Abstract

Abstract Based on n text excerpts, the authorship linking task is to determine a way to link pairs of documents written by the same person together. This problem is closely related to authorship attribution questions, and its solution can be used in the author clustering task. However, no training information is provided and the solution must be unsupervised. To achieve this, various text representation strategies can be applied, such as characters, punctuation symbols, or letter n-grams as well as words, lemmas, Part-Of-Speech (POS) tags, and sequences of them. To estimate the stylistic distance (or similarity) between two text excerpts, different measures have been suggested based on the L1 norm (e.g.
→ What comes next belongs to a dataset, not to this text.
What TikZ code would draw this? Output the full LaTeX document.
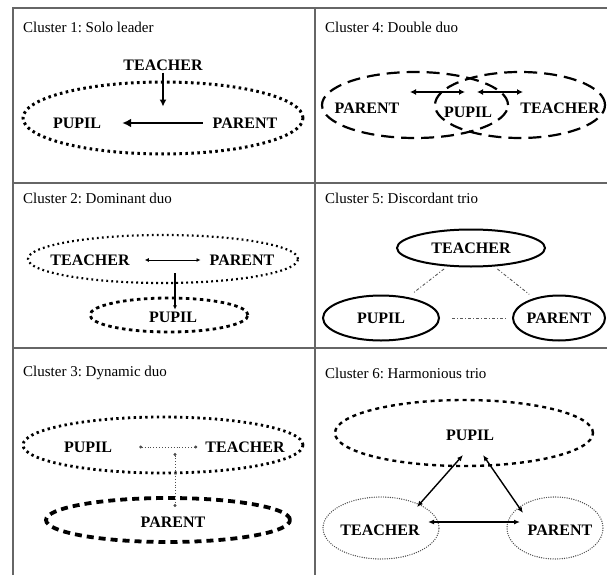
\documentclass[tikz,border=0pt]{standalone}
\usepackage{fontspec}
\setmainfont{Liberation Serif}
\usetikzlibrary{shapes.geometric,arrows.meta}
\frenchspacing

\begin{document}
\begin{tikzpicture}[x=1pt, y=-1pt,
    who/.style={font=\fontsize{16}{16}\selectfont\bfseries, inner sep=2pt},
    caption/.style={font=\fontsize{15}{16}\selectfont, anchor=west, inner sep=0pt},
    ring/.style={ellipse, draw, inner sep=0pt}]
    \useasboundingbox (0,0) rectangle (607,575);

    % table frame
    \draw[gray!80!black, line width=1.5pt] (13,575) -- (13,8) -- (607,8);
    \draw[gray!80!black, line width=1.5pt] (315,8) -- (315,575);
    \draw[gray!80!black, line width=1.5pt] (13,183) -- (607,183);
    \draw[gray!80!black, line width=1.5pt] (13,348) -- (607,348);

    % Cluster 1
    \node[caption] (cap1) at (23,27) {Cluster 1: Solo leader};
    \node[ring, line width=3pt, dash pattern=on 2.6pt off 3.4pt, minimum width=280pt, minimum height=72pt] (ring1) at (163,118) {};
    \node[who] (teacher1) at (163,65) {TEACHER};
    \node[who] (pupil1) at (77,123) {PUPIL};
    \node[who] (parent1) at (245,123) {PARENT};
    \draw[-{Latex[length=9pt,width=9pt]}, line width=2.4pt, shorten <=8pt, shorten >=19pt] (parent1.west) -- (pupil1.east);
    \draw[-{Latex[length=7pt,width=7pt]}, line width=1.6pt] (teacher1.south) -- ++(0,34);

    % Cluster 4
    \node[caption] (cap4) at (325,27) {Cluster 4: Double duo};
    \node[ring, line width=2.2pt, dash pattern=on 13pt off 7pt, minimum width=186pt, minimum height=66pt] (ring4a) at (415,105) {};
    \node[ring, line width=2.2pt, dash pattern=on 13pt off 7pt, minimum width=170pt, minimum height=66pt] (ring4b) at (520,105) {};
    \node[who] (parent4) at (367,108) {PARENT};
    \node[who] (pupil4) at (468,112) {PUPIL};
    \node[who] (teacher4) at (560,108) {TEACHER};
    \coordinate (a4) at (410,92);
    \coordinate (b4) at (465,92);
    \coordinate (c4) at (477,92);
    \coordinate (d4) at (523,92);
    \draw[{Latex[length=6pt,width=6pt]}-{Latex[length=6pt,width=6pt]}, line width=1.3pt] (a4) -- (b4);
    \draw[{Latex[length=6pt,width=6pt]}-{Latex[length=6pt,width=6pt]}, line width=1.3pt] (c4) -- (d4);

    % Cluster 2
    \node[caption] (cap2) at (23,198) {Cluster 2: Dominant duo};
    \node[ring, line width=2.2pt, dash pattern=on 1.8pt off 3.2pt, minimum width=270pt, minimum height=48pt] (ring2a) at (163,259) {};
    \node[ring, line width=2.8pt, dash pattern=on 3.5pt off 3.5pt, minimum width=158pt, minimum height=34pt] (ring2b) at (169,315) {};
    \node[who] (teacher2) at (90,260) {TEACHER};
    \node[who] (parent2) at (242,260) {PARENT};
    \node[who] (pupil2) at (173,317) {PUPIL};
    \draw[{Latex[length=4pt,width=4pt]}-{Latex[length=4pt,width=4pt]}, line width=0.8pt, shorten <=13pt, shorten >=7pt] (teacher2.east) -- (parent2.west);
    \coordinate (top2) at (175,273);
    \draw[-{Latex[length=4pt,width=4pt]}, line width=1.3pt] (top2) -- (pupil2.north -| top2);

    % Cluster 5
    \node[caption] (cap5) at (325,198) {Cluster 5: Discordant trio};
    \node[ring, line width=2pt, minimum width=148pt, minimum height=37pt] (teacher5) at (471,248) {};
    \node[ring, line width=2pt, minimum width=116pt, minimum height=45pt] (pupil5) at (381,318) {};
    \node[ring, line width=2pt, minimum width=92pt, minimum height=45pt] (parent5) at (559,318) {};
    \node[who] at (teacher5) {TEACHER};
    \node[who] at (pupil5) {PUPIL};
    \node[who] at (parent5) {PARENT};
    \draw[gray!70!black, line width=0.9pt, dash pattern=on 3pt off 2pt on 1pt off 2pt, shorten <=4pt, shorten >=6pt] (teacher5) -- (pupil5);
    \draw[gray!70!black, line width=0.9pt, dash pattern=on 3pt off 2pt on 1pt off 2pt, shorten <=4pt, shorten >=6pt] (teacher5) -- (parent5);
    \draw[gray!70!black, line width=0.9pt, dash pattern=on 3pt off 2pt on 1pt off 2pt, shorten <=12pt, shorten >=6pt] (pupil5) -- (parent5);

    % Cluster 3
    \node[caption] (cap3) at (23,373) {Cluster 3: Dynamic duo};
    \node[ring, line width=2.8pt, dash pattern=on 2.4pt off 3.4pt, minimum width=280pt, minimum height=56pt] (ring3a) at (163,445) {};
    \node[ring, line width=3.8pt, dash pattern=on 7pt off 5pt, minimum width=244pt, minimum height=44pt] (ring3b) at (168,520) {};
    \node[who] (pupil3) at (88,447) {PUPIL};
    \node[who] (teacher3) at (245,447) {TEACHER};
    \node[who] (parent3) at (173,522) {PARENT};
    \draw[gray!60!black, line width=0.9pt, dotted, {Circle[length=3pt]}-{Circle[length=3pt]}, shorten <=25pt, shorten >=6pt] (pupil3.east) -- (teacher3.west);
    \coordinate (top3) at (175,453);
    \coordinate (bot3) at (175,507);
    \draw[gray!60!black, line width=0.9pt, dotted, {Circle[length=3pt]}-{Circle[length=3pt]}] (top3) -- (bot3);

    % Cluster 6
    \node[caption] (cap6) at (325,373) {Cluster 6: Harmonious trio};
    \node[ring, line width=2.4pt, dash pattern=on 4pt off 4pt, minimum width=258pt, minimum height=66pt] (ring6) at (464,433) {};
    \node[ring, gray!60!black, line width=1.4pt, line cap=round, dash pattern=on 0pt off 2.3pt, minimum width=116pt, minimum height=62pt] (teacher6) at (381,528) {};
    \node[ring, gray!60!black, line width=1.4pt, line cap=round, dash pattern=on 0pt off 2.3pt, minimum width=96pt, minimum height=62pt] (parent6) at (555,528) {};
    \node[who] (pupil6) at (470,435) {PUPIL};
    \node[who] at (380,530) {TEACHER};
    \node[who] at (560,530) {PARENT};
    \coordinate (p6a) at (463,455);
    \coordinate (p6b) at (483,455);
    \coordinate (t6) at (417,507);
    \coordinate (r6) at (523,513);
    \coordinate (t6b) at (428,522);
    \coordinate (r6b) at (520,522);
    \draw[{Latex[length=6pt,width=5pt]}-{Latex[length=6pt,width=5pt]}, line width=1.4pt] (t6) -- (p6a);
    \draw[{Latex[length=6pt,width=5pt]}-{Latex[length=6pt,width=5pt]}, line width=1.4pt] (p6b) -- (r6);
    \draw[{Latex[length=6pt,width=5pt]}-{Latex[length=6pt,width=5pt]}, line width=1.8pt] (t6b) -- (r6b);
\end{tikzpicture}
\end{document}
Manhattan, Tanimoto), the L2 norm (e.g. Matusita), the inner product (e.g. Cosine), or the entropy paradigm (e.g. Jeffrey divergence). From those possible implementations, it is not clear which text representation and distance functions produce the best performance, and this study provides an answer to this question. Three corpora, extracted from French and English literature, have been evaluated using standard methodology. Moreover, we suggest an additional performance measure called high precision (HPrec) capable of judging the quality of a ranked list of links to provide only correct answers. No systematic difference can be found between token- or lemma-based text representations. Simple POS tags do not provide an effective solution but short sequences of them form a good text representation. Letter n-grams (with n = 4–6) give high HPrec rates. As distance measures, this study found that the Tanimoto, Matusita, and Clark distance measures perform better than the often-used Cosine function. Finally, applying a pruning procedure (e.g. culling terms appearing once or twice or limiting the vocabulary to the 500 most frequent words) reduces the representation complexity and might even improve the effectiveness of the attribution scheme.